# START OF Information supplied

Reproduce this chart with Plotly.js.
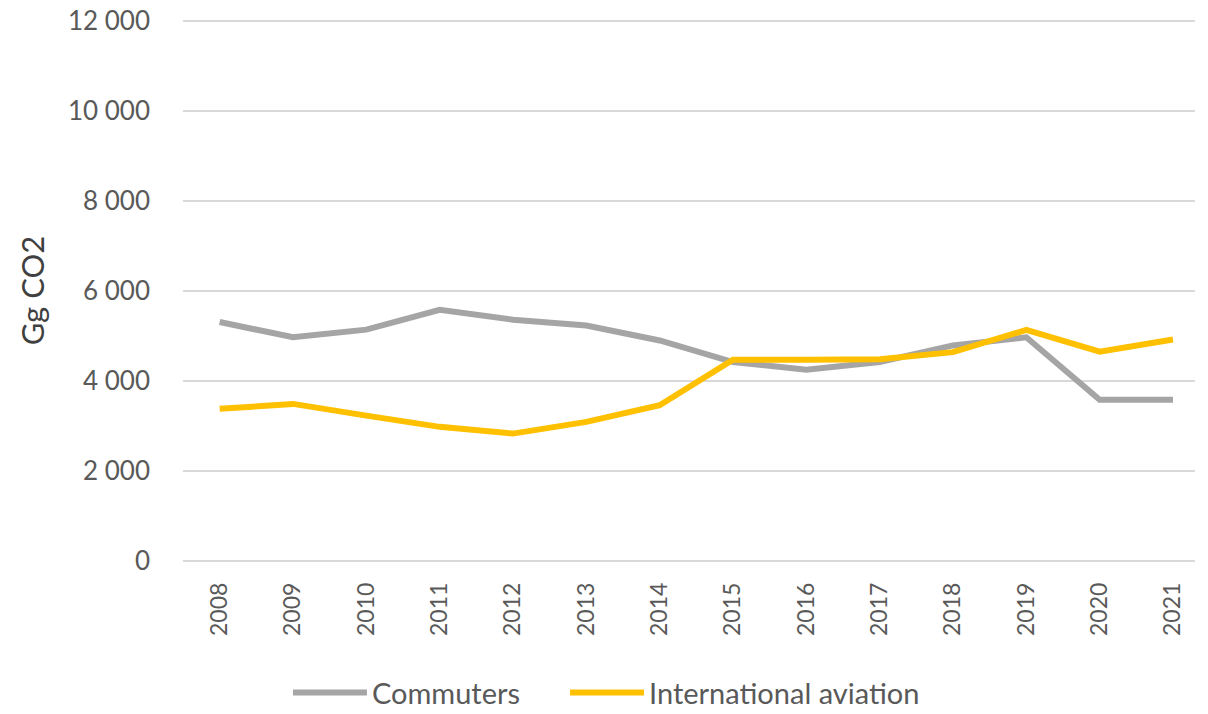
<!DOCTYPE html>
<html>
<head>
<meta charset="utf-8">
<script src="https://cdn.plot.ly/plotly-3.0.1.min.js"></script>
<style>html,body{margin:0;padding:0;background:#fff;}#chart{width:1208px;height:714px;}</style>
</head>
<body>
<div id="chart"></div>
<script>
const years = ["2008","2009","2010","2011","2012","2013","2014","2015","2016","2017","2018","2019","2020","2021"];
const commuters = [5300, 4960, 5130, 5570, 5350, 5220, 4890, 4410, 4240, 4410, 4780, 4960, 3570, 3570];
const aviation = [3370, 3480, 3220, 2970, 2820, 3080, 3450, 4460, 4460, 4470, 4630, 5125, 4640, 4910];
const yTicks = [0, 2000, 4000, 6000, 8000, 10000, 12000];

const font = "Lato, 'Open Sans', sans-serif";
const traces = [
  {x: years, y: commuters, name: "Commuters", type: "scatter", mode: "lines",
   legend: "legend", line: {color: "#A5A5A5", width: 6}},
  {x: years, y: aviation, name: "International aviation", type: "scatter", mode: "lines",
   legend: "legend2", line: {color: "#FFC000", width: 6}}
];
const legendBase = {orientation: "h", xref: "paper", xanchor: "left",
  yref: "container", y: 0.03, yanchor: "middle",
  font: {size: 29, color: "#595959"}, itemwidth: 74, bgcolor: "rgba(0,0,0,0)"};
const layout = {
  width: 1208, height: 714,
  margin: {l: 183, r: 13, t: 16, b: 149},
  paper_bgcolor: "#fff", plot_bgcolor: "#fff",
  separators: ", ",
  font: {family: font, color: "#595959", size: 22},
  showlegend: true,
  legend: Object.assign({}, legendBase, {x: 0.1037}),
  legend2: Object.assign({}, legendBase, {x: 0.3775}),
  xaxis: {type: "category", range: [-0.5, 13.3], tickangle: -90, showgrid: false,
          showline: false, zeroline: false, ticks: "", ticklabelstandoff: 12,
          automargin: false, tickfont: {size: 23, color: "#595959"}},
  yaxis: {range: [-100, 12100], tickvals: yTicks, tickformat: ",d", showgrid: true,
          gridcolor: "#D9D9D9", gridwidth: 2, zeroline: false, showline: false,
          automargin: false, ticks: "", ticklabelstandoff: 32,
          tickfont: {size: 26, color: "#595959"},
          title: {text: "Gg CO2", font: {size: 31, color: "#404040"}, standoff: 14}}
};
Plotly.newPlot("chart", traces, layout, {displayModeBar: false, staticPlot: true});
</script>
</body>
</html>
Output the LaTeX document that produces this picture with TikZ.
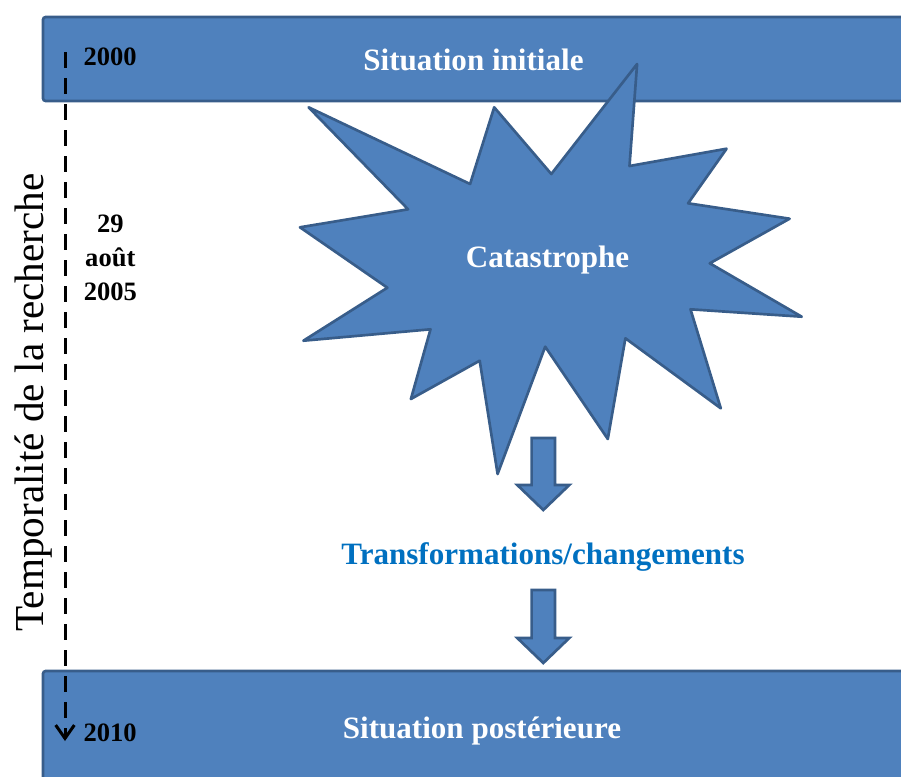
\documentclass[tikz,border=0pt]{standalone}
\usepackage{fontspec}
\setmainfont{Liberation Serif}
\usetikzlibrary{arrows.meta,calc}
\definecolor{barblue}{HTML}{4F81BD}
\definecolor{bordblue}{HTML}{385D8A}
\definecolor{textblue}{HTML}{0070C0}

\begin{document}
\begin{tikzpicture}[x=0.75pt,y=-0.75pt]
  \tikzstyle{band}=[fill=barblue,draw=bordblue,line width=2pt,rounded corners=2pt]
  \tikzstyle{burst}=[fill=barblue,draw=bordblue,line width=2pt,line join=round]
  \tikzstyle{block}=[fill=barblue,draw=bordblue,line width=2pt]
  \tikzstyle{title}=[text=white,font=\bfseries\fontsize{23.3}{28}\selectfont,anchor=base,inner sep=0pt]
  \tikzstyle{year}=[font=\bfseries\fontsize{19.9}{25.6}\selectfont,inner sep=0pt]
  \tikzstyle{timeline}=[line width=2.25pt,dash pattern=on 12pt off 7.5pt,-{Straight Barb[length=10pt,width=14pt]}]

  \useasboundingbox (0,0) rectangle (901,776);

  \draw[band] (43,17) rectangle (915,101);
  \draw[band] (43,671) rectangle (915,800);

  % the burst
  \draw[burst] (308.6,107.3) -- (470.1,184.0) -- (494.2,107.3) -- (551.3,174.0)
    -- (637.1,64.0) -- (629.5,166.0) -- (726.6,148.7) -- (688.1,203.3)
    -- (789.6,218.7) -- (709.8,263.3) -- (801.7,316.7) -- (690.5,309.3)
    -- (720.8,408.3) -- (625.4,338.3) -- (607.8,439.0) -- (545.2,346.7)
    -- (497.6,474.0) -- (479.7,360.7) -- (410.9,399.0) -- (430.5,329.3)
    -- (303.4,340.7) -- (387.4,287.7) -- (300.0,227.3) -- (408.1,209.3) -- cycle;

  \coordinate (ar1) at (543.3,438);
  \coordinate (ar2) at (543.3,590);
  \draw[block] (ar1) ++(-11.7,0) -- ++(23.4,0) -- ++(0,47) -- ++(14.3,0)
    -- ++(-26,25) -- ++(-26,-25) -- ++(14.3,0) -- cycle;
  \draw[block] (ar2) ++(-11.7,0) -- ++(23.4,0) -- ++(0,48) -- ++(14.3,0)
    -- ++(-26,25) -- ++(-26,-25) -- ++(14.3,0) -- cycle;

  \node[title] (initiale) at (473.5,70) {Situation initiale};
  \node[title] (cata) at (547.6,267.3) {Catastrophe};
  \node[title,text=textblue] (transf) at (543,564) {Transformations/changements};
  \node[title] (posterieure) at (482,738) {Situation postérieure};

  \node[year,anchor=base west] (y2000) at (83.3,65.7) {2000};
  \node[year,align=center] (y2005) at (110.3,258) {29\\août\\2005};
  \node[year,anchor=base west] (y2010) at (83.3,741.7) {2010};

  \coordinate (t0) at (65,52);
  \coordinate (t1) at (65,741);
  \draw[timeline] (t0) -- (t1);

  \node[rotate=90,anchor=base,inner sep=0pt,
        font=\fontsize{30.9}{36}\selectfont] (axe) at (43.3,402.4) {Temporalité de la recherche};
\end{tikzpicture}
\end{document}
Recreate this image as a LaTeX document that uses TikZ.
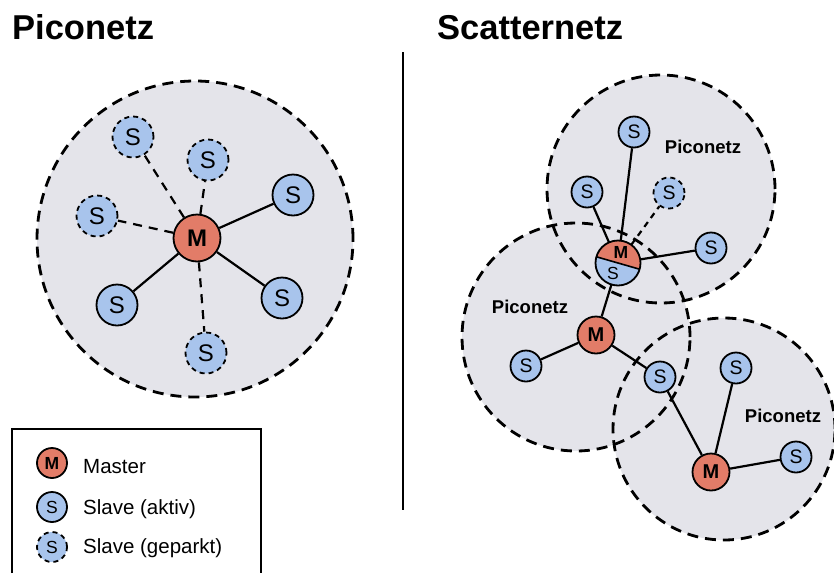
\documentclass[tikz,border=0pt]{standalone}
\usepackage{fontspec}
\setmainfont{Liberation Sans}
\definecolor{netfill}{HTML}{E4E4EA}
\definecolor{mred}{HTML}{E27C68}
\definecolor{sblue}{HTML}{A8C4EC}
\begin{document}
\begin{tikzpicture}[x=1pt,y=-1pt,
 netarea/.style={fill=netfill},
 netline/.style={draw=black, line width=2.8pt, dash pattern=on 11pt off 7pt},
 master/.style={circle, draw, line width=1.8pt, fill=mred, inner sep=0pt},
 slave/.style={circle, draw, line width=1.8pt, fill=sblue, inner sep=0pt},
 parked/.style={slave, dash pattern=on 5pt off 4pt},
 bigm/.style={master, minimum size=47pt, font=\bfseries\fontsize{24}{24}\selectfont},
 bigs/.style={minimum size=41pt, font=\fontsize{24}{24}\selectfont},
 smallm/.style={master, minimum size=37pt, font=\bfseries\fontsize{20}{20}\selectfont},
 smalls/.style={slave, minimum size=31pt, font=\fontsize{19.5}{19.5}\selectfont},
 legm/.style={master, minimum size=30pt, font=\bfseries\fontsize{17.5}{17.5}\selectfont},
 legs/.style={minimum size=30pt, font=\fontsize{17.5}{17.5}\selectfont},
 link/.style={line width=2.2pt},
 parklink/.style={line width=2.2pt, dash pattern=on 9pt off 7pt},
 parklinkr/.style={line width=2.2pt, dash pattern=on 6pt off 5pt},
 title/.style={anchor=base west, inner sep=0pt, font=\bfseries\fontsize{34.5}{34.5}\selectfont},
 sublabel/.style={inner sep=0pt, font=\bfseries\fontsize{18.5}{18.5}\selectfont},
 legtext/.style={anchor=base west, inner sep=0pt, font=\fontsize{20.5}{20.5}\selectfont}
]
\useasboundingbox (0,0) rectangle (834,573);
\fill[white] (0,0) rectangle (834,573);

% titles
\node[title] (t1) at (12,39) {Piconetz};
\node[title] (t2) at (437,39) {Scatternetz};

% separator
\coordinate (sepA) at (403,52);
\coordinate (sepB) at (403,510);
\draw[line width=1.5pt] (sepA) -- (sepB);

% ---------- left piconet ----------
\fill[netarea] (195,239) circle (158pt);
\draw[netline] (195,239) circle (158pt);

\node[bigm] (M) at (197,238) {M};
\node[parked, bigs] (p1) at (133,137) {S};
\node[parked, bigs] (p2) at (208,160) {S};
\node[parked, bigs] (p3) at (97,216) {S};
\node[parked, bigs] (p4) at (206,353) {S};
\node[slave, bigs] (a1) at (293,195) {S};
\node[slave, bigs] (a2) at (117,305) {S};
\node[slave, bigs] (a3) at (282,298) {S};

\draw[parklink] (M) -- (p1);
\draw[parklink] (M) -- (p2);
\draw[parklink] (M) -- (p3);
\draw[parklink] (M) -- (p4);
\draw[link] (M) -- (a1);
\draw[link] (M) -- (a2);
\draw[link] (M) -- (a3);

% ---------- scatternet ----------
\fill[netarea] (661,189) circle (114pt);
\fill[netarea] (576,337) circle (114pt);
\fill[netarea] (724,429) circle (111pt);
\draw[netline] (661,189) circle (114pt);
\draw[netline] (576,337) circle (114pt);
\draw[netline] (724,429) circle (111pt);

\node[sublabel] (l1) at (703,147) {Piconetz};
\node[sublabel] (l2) at (530,307) {Piconetz};
\node[sublabel] (l3) at (783,416) {Piconetz};

% bridge node (master / slave)
\node[circle, minimum size=45pt, inner sep=0pt] (br) at (618,263) {};
\begin{scope}
  \clip (618,263) circle (22.5pt);
  \fill[sblue] (618,263) circle (22.5pt);
  \fill[mred] (578,251.5) -- (658,274.5) -- (658,223) -- (578,223) -- cycle;
  \draw[line width=1.6pt] (578,251.5) -- (658,274.5);
\end{scope}
\node[inner sep=0pt, font=\bfseries\fontsize{17.5}{17.5}\selectfont] (brM) at (621,252) {M};
\node[inner sep=0pt, font=\fontsize{17.5}{17.5}\selectfont] (brS) at (613,273) {S};
\draw[line width=1.8pt] (br.center) circle (22.5pt);

\node[smalls] (ts) at (634,132) {S};
\node[smalls] (ls) at (587,192) {S};
\node[smalls, parked] (ps) at (669,193) {S};
\node[smalls] (rs) at (711,248) {S};
\node[smallm] (mm) at (596,335) {M};
\node[smalls] (mls) at (526,366) {S};
\node[smalls] (shs) at (660,377) {S};
\node[smallm] (bm) at (711,472) {M};
\node[smalls] (bts) at (736,368) {S};
\node[smalls] (brs) at (796,457) {S};

\draw[link] (br) -- (ts);
\draw[link] (br) -- (ls);
\draw[link] (br) -- (rs);
\draw[parklinkr] (br) -- (ps);
\draw[link] (br) -- (mm);
\draw[link] (mm) -- (mls);
\draw[link] (mm) -- (shs);
\draw[link] (shs) -- (bm);
\draw[link] (bm) -- (bts);
\draw[link] (bm) -- (brs);

% ---------- legend ----------
\coordinate (lgA) at (12,573);
\coordinate (lgB) at (261,573);
\draw[line width=1.3pt] (lgA) |- (137,429) -| (lgB);
\node[legm] (lm) at (52,463) {M};
\node[slave, legs] (ls1) at (52,507) {S};
\node[parked, legs] (ls2) at (52,547) {S};
\node[legtext] (tm) at (83,473) {Master};
\node[legtext] (ta) at (83,514) {Slave (aktiv)};
\node[legtext] (tp) at (83,553) {Slave (geparkt)};
\end{tikzpicture}
\end{document}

# END OF Information supplied

### [The exercise]
Every line from the top of the entries through the line that holds "const yTicks = [0, 2000, 4000, 6000, 8000, 10000, 12000];" is to be quoted exactly, please, and nothing else; omit the pictures.

### [Solution to this problem]
Reproduce this chart with Plotly.js.
<!DOCTYPE html>
<html>
<head>
<meta charset="utf-8">
<script src="https://cdn.plot.ly/plotly-3.0.1.min.js"></script>
<style>html,body{margin:0;padding:0;background:#fff;}#chart{width:1208px;height:714px;}</style>
</head>
<body>
<div id="chart"></div>
<script>
const years = ["2008","2009","2010","2011","2012","2013","2014","2015","2016","2017","2018","2019","2020","2021"];
const commuters = [5300, 4960, 5130, 5570, 5350, 5220, 4890, 4410, 4240, 4410, 4780, 4960, 3570, 3570];
const aviation = [3370, 3480, 3220, 2970, 2820, 3080, 3450, 4460, 4460, 4470, 4630, 5125, 4640, 4910];
const yTicks = [0, 2000, 4000, 6000, 8000, 10000, 12000];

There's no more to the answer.